Venom from fire ants could one day be used to treat psoriasis, new research suggests.
A skin cream made of solenopsins, the toxic component, helps combat symptoms of the skin condition, scientists claim.
In trials on mice, it was shown to reduce skin thickening and inflammation - both are typical features of the incurable disorder.
Researchers are hopeful their 'interesting' findings, published in Scientific Reports, could lead to a cure for humans in future.
Psoriasis affects 125 million people across the world, figures suggest, including Kim Kardashian and former Oasis frontman Liam Gallagher.
In the UK it strikes around 650,000 people, while in the US there are nearly eight millions sufferers. Adults under 35 are deemed to be most at risk.
Current psoriasis treatments
Current treatments revolve around topical steroid creams and emollients to soothe and hydrate the patches of red, flaky skin.
But the medications are known to have side effects such as skin thinning and easy bruising. Acne has also been reported.

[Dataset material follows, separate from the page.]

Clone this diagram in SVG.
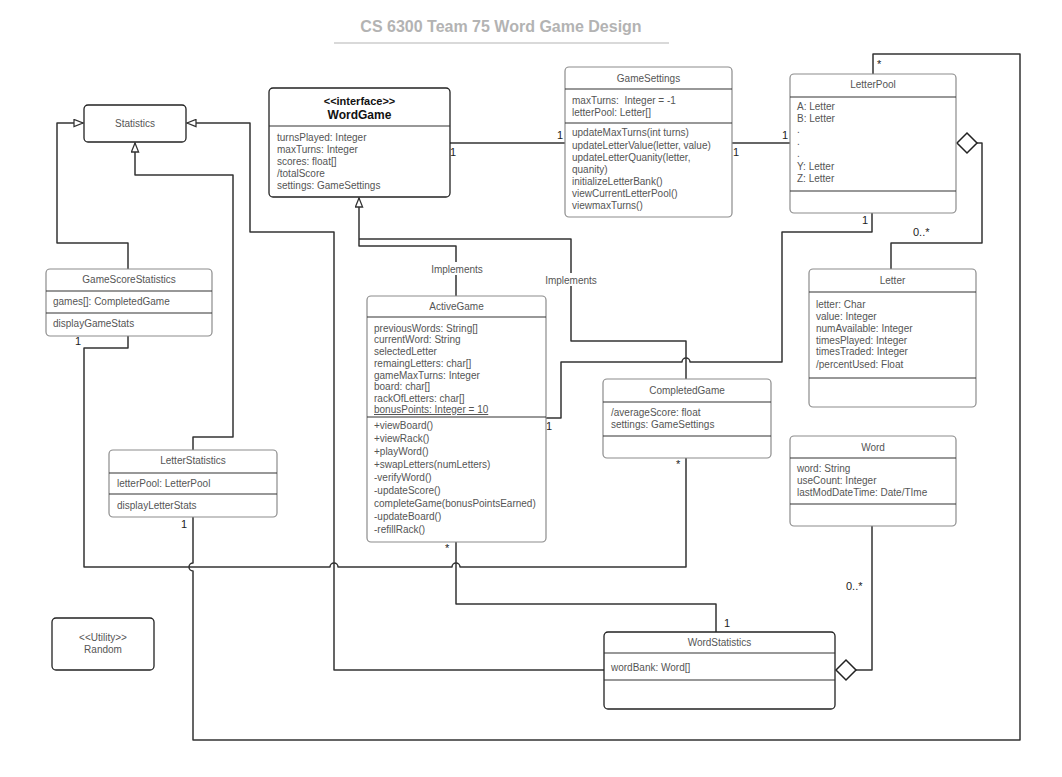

How was the study carried out?
For the study, researchers at the Emory University School of Medicine, Atlanta, used tested two solenopsins on mice with psoriasis.
Solenopsins are chemically similar to ceramides - molecules found in many beauty products which maintain the barrier function of skin.
The rodents were given one of the two skin creams for 28 days. A control group of mice were given no treatment.
What did they find?
At the end of the trial period, mice treated with the solenopsins displayed a 30 per cent decrease in skin thickness on average.
They also had 50 per cent less immune cells infiltrating the skin and attacking itself - which occurs in psoriasis.
In tests on mice cells, the solenopsin compounds dampened the production of the inflammatory signal IL-22 - believed to make the condition worse.
At the same time, the skin creams sparked the creation of more anti-inflammatory IL-12 compounds - which are known to have the opposite effect.
What did the researchers say?
Lead author Dr Jack Arbiser said: 'We believe solenopsin analogs are contributing to full restoration of the barrier function in the skin.
'Emollients can soothe the skin in psoriasis, but they are not sufficient for restoration of the barrier.'
He added that the new findings suggest the solenopsin compounds 'could be used in combination with existing approaches'.
What do the experts think?
Dr Anjali Mahto, consultant dermatologist and British Skin Foundation spokesperson, told MailOnline 'the findings are interesting' - but was cautious.
She added: 'The findings are not at a stage where we can determine how clinically relevant these observations are or will be in the treatment of psoriasis.'
The same researchers have previously found that solenopsin, which may be toxic, has the potential to inhibit the growth of cancerous cells.
They said they aren't concerned over fears of the compound's toxicity considering how widely used Botox is in preventing wrinkles.